Ce long métrage documentaire du Sénégalais Alassane Diago (2018) sort sur les écrans français le 20 février 2019. Un regard très personnel sur la question de l’exil et de l’émigration, qui fait suite à « Les Larmes de l’émigration » et « La Vie n’est pas immobile ».
La question de l’exil et de l’émigration traverse de manière récurrente les productions africaines. Le Sénégalais Alassane Diago s’est fait connaître en abordant le sujet sous l’angle de l’intime avec Les Larmes de l’émigration, 2010, cadrant l’attente de sa mère face au départ du père, absent depuis plus de 20 ans. Elargissant le propos à la communauté des femmes qui restent seules au pays, et s’organisent, il signe La Vie n’est pas immobile, 2012, puis prolonge son questionnement familial dans Rencontrer mon père, 2018. Il s’agit de se confronter à l’image du père, exilé dans un autre pays, en le retrouvant et le filmant pour comprendre.
« Les sécheresse des années 1970 et 1980 ont donné naissance à de fortes migrations dans la région du Fouta, nord-est du Sénégal », rappelle Alassane Diago. « Dans l’espoir de trouver une vie meilleure, les hommes sont presque tous partis. Parmi eux, mon père. » Le manque de cette figure paternelle, perdue de vue pendant près de 30 ans, pousse le cinéaste sénégalais à exorciser le mal par le cinéma. « En 2013, je suis entré en contact avec lui », explique-t-il. « Il se trouve au Gabon, un pays d’Afrique Centrale, plus précisément dans une province qu’on appelle Lambaréné. Il y a refait sa vie. J’y ai des frères et sœurs. »
Rencontrer mon père cristallise les retrouvailles du réalisateur avec son géniteur. Au début, il montre l’espoir têtu de la mère sur le retour de son époux, son fatalisme, les recommandations qu’elle donne à son fils pour le voyage, assorties de talismans protecteurs. Et presque sans transition, on découvre la modeste habitation du père au Gabon, avec sa nouvelle épouse, ses deux filles et ses deux garçons. L’homme s’est senti humilié lorsque la télévision gabonaise a diffusé Les Larmes de l’émigration, exposant son départ et l’abandon de liens avec sa famille sénégalaise.
Entre les scènes de son quotidien, rythmées par les soins à son petit troupeau de chèvres, les prières à la mosquée, le réalisateur pose la caméra face à lui pour saisir ses sentiments, ses réponses, et son éventuel repentir. Le fils étire les plans pour faire surgir la parole, révélant l’embarras du père, ses difficultés financières, sa responsabilité esquivée, mais aussi son amertume d’avoir à se confronter à la quête affective et cinématographique de son enfant.

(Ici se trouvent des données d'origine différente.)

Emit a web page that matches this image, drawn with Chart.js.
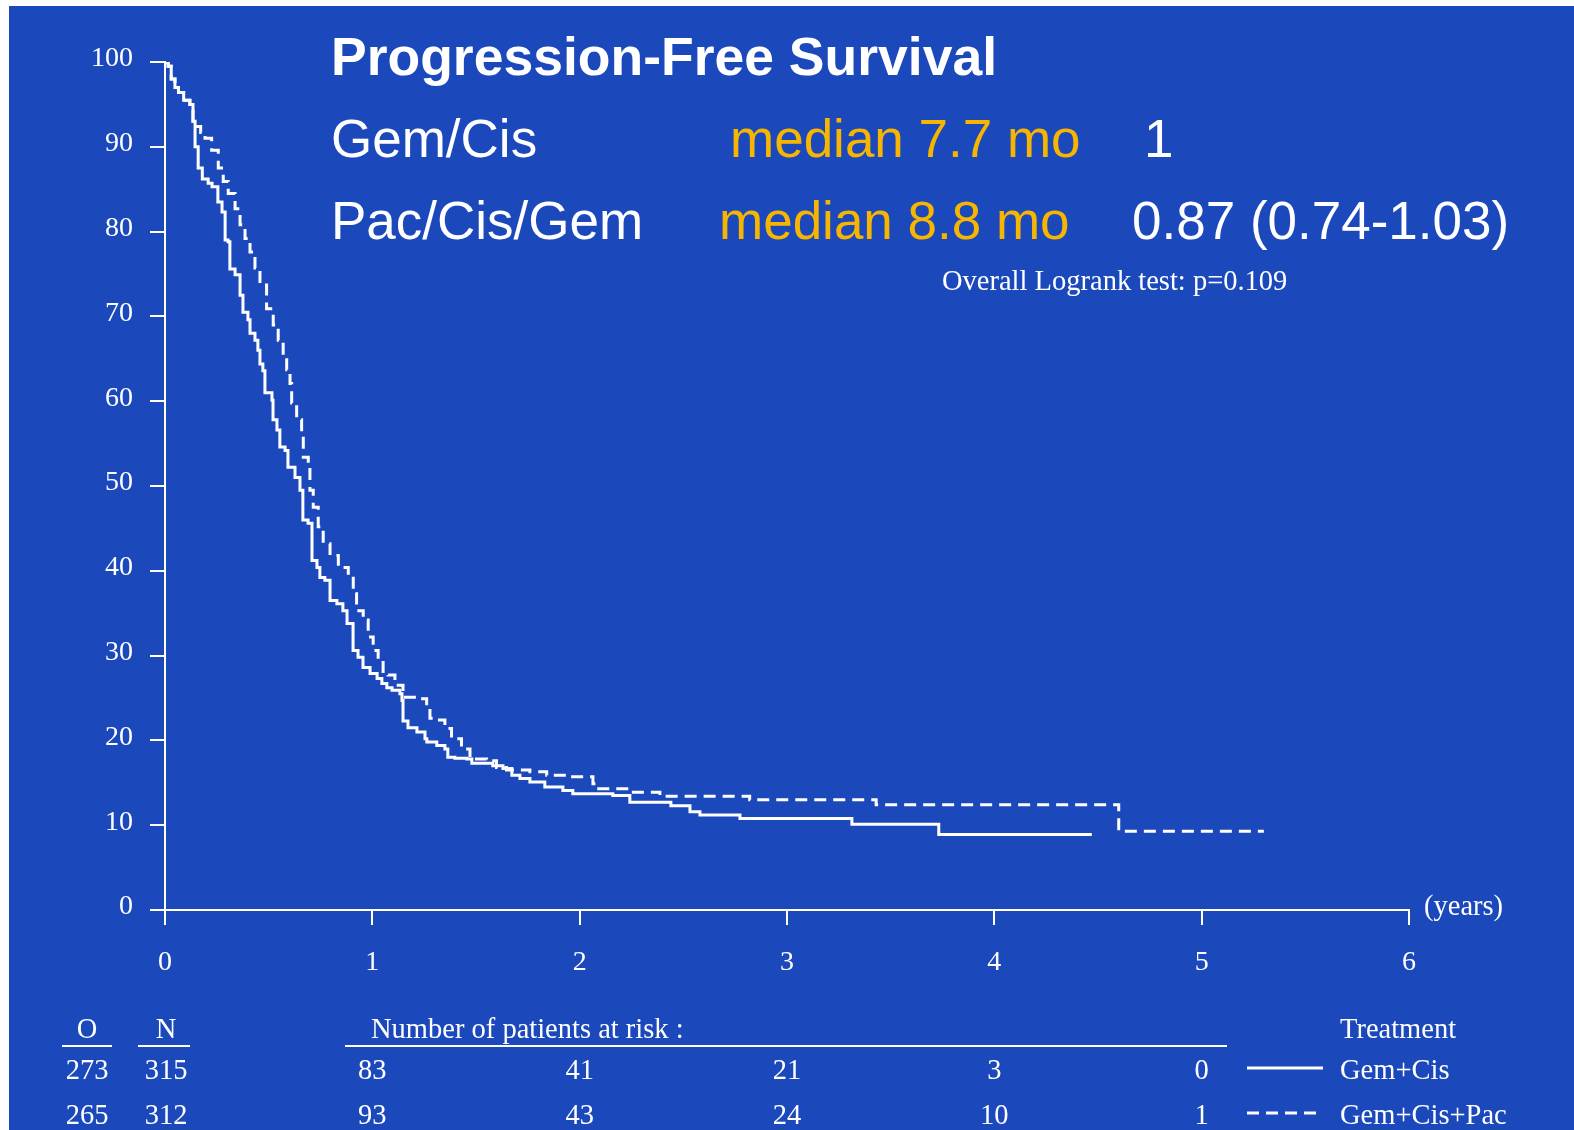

Alassane Diago avance ses questions brûlantes, et dérangeantes, sans faillir. Il les retient comme pour mieux les placer, à bon escient, dans les silences gênés du père. Celui-ci se livre à la caméra avec mesure, laissant poindre les limites de sa disponibilité pour l’enregistrement tout en s’offrant de front, face à l’objectif, comme pour tenter de restaurer son image. Ainsi s’établit un jeu père fils qui évoque en arrière-plan, les problèmes économiques que connaissent des états africains aussi différents que le Sénégal et le Gabon.
« Il fallait prendre en compte toute cette situation », souligne Alassane Diago en posant sa caméra avec attention, pudeur et fermeté. Le séjour chez le père qui dure un mois et demi, est aussi l’occasion de connaître sa nouvelle femme et d’établir un dialogue parfois difficile avec ses enfants gabonais. Ils témoignent de la dureté du patriarche, plus occupé à l’entretien de ses chèvres que d’échanger avec eux.
En tentant de filmer l’indicible, la communication distordue mais possible, Alassane Diago affirme aussi sa maîtrise de la caméra. Ses plans patients, ses images de la cour paternelle, zébrées par des scènes d’orages dans la nuit, aèrent les face-à-face tendus. Rencontrer mon père paraît ainsi clore (provisoirement ?) une trilogie, produite avec le concours de sociétés françaises, tissant un lien entre les pays, les continents.
Alassane Diago utilise la caméra comme un vecteur d’interrogation sur son vécu mais aussi sur le pouvoir de son art, apte à faire évoluer les relations et à incarner une image enfuie. Présent par sa voix, son regard braqué sur le réel, le cinéaste sénégalais s’inscrit aussi corporellement dans la scène finale, semblant instaurer une cellule familiale renouvelée et assumée. Rencontre accomplie en forme de double reconnaissance.